The remaining reasons, except the ninth, eleventh, and twelfth, may be disposed of in the same manner as the second and third reasons were. The irregularities at which those reasons are directed do not appear by anything that is before the court.

The ninth, eleventh, and twelfth reasons touch upon the legality of the assessment itself. It is objected in the first place that these assessments were prematurely made. By the third section of the act of 1808, the road, for the purposes of the improvement, was divided into three sections, the limits of which are specified. The work has only been undertaken on one, section. The insistment of the prosecutors’ counsel is, that no assessment for expenses can be made until the work is finished on all the sections. This construction of the act is unreasonable, and is inconsistent with the language of the seventh .section, which is as follows : “The cost of widening, regulating, and improving said road shall be adjusted (each section to be considered separately,) by the commissioners, hereinafter named in an equitable assessment, which shall be a lien upon the lands to be paid by the owners on the line.” No time is named when the assessments are to be made, and, inasmuch as the cost of the improvement for each section is to be assessed separately, the assessment may be made for the expenses of each section when the work on that section is finished.

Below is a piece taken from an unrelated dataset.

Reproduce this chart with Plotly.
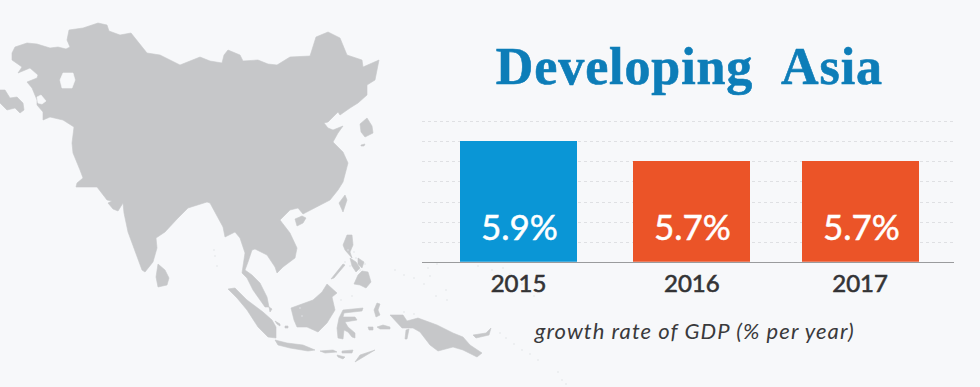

The legality of the assessment is also assailed as being made on erroneous principles. The act requires that the costs and expenses of the improvement shall be raised by an equitable assessment on the lands fronting on the improvement, in proportion to the benefit received. The entire expenses were assessed on the lands along the whole line at $1.60 a foot. An assessment of expenses graduated by the frontage on the line of the improvement is erroneous. The commissioners must exercise their judgment as to the amount of benefit each lot receives, and the report must show that the assessment has been so made. State v. City of Hudson, 3 Dutcher 214; State v. Jersey City, 4 Dutcher 500; State v. City of Hudson, 5 Dutcher 105; State v. Town of Bergen, 1 Vroom 307. The commissioners certify in their return “that the subject of the assessment was considered with reference to the equitable amounts to be paid by said owners in proportion to benefits received; the said assessment was found to reach $1.60 per foot, being based on the totals which follow, and becoming the actual cost of work and labor bestowed.” An entry in the minutes of their proceedings, a copy oF winch is returned, is as follows: The committee examined frontage and calculate the sums due as increased assessments, and consider the total sum to be paid and the precise amount of frontage to be taxed at $1.60 per foot,” is all the additional information on the subject. The precise import of these statements is a matter of doubt, but when taken in connection with the fact that the whole length of the section along which the assessments were made was about one mile, and the fact that they were levied indiscriminately on all the lots at a certain rate per lineal foot, it is manifest that the commissioners did not exercise their judgment on each separate lot, to ascertain how much each was benefited.

For this reason the assessment must be set aside. A commission to make new assessments will be appointed by the court on application made. The second section of the supplement of 1870 (Acts 1870, p. 864,) authorizes the appointment of such commission.

Assessment set aside.

Dalrimple and Van Syckel, Justices, concurred.

Cited in State, Little, pros., v. Newark, 7 Vr. 172.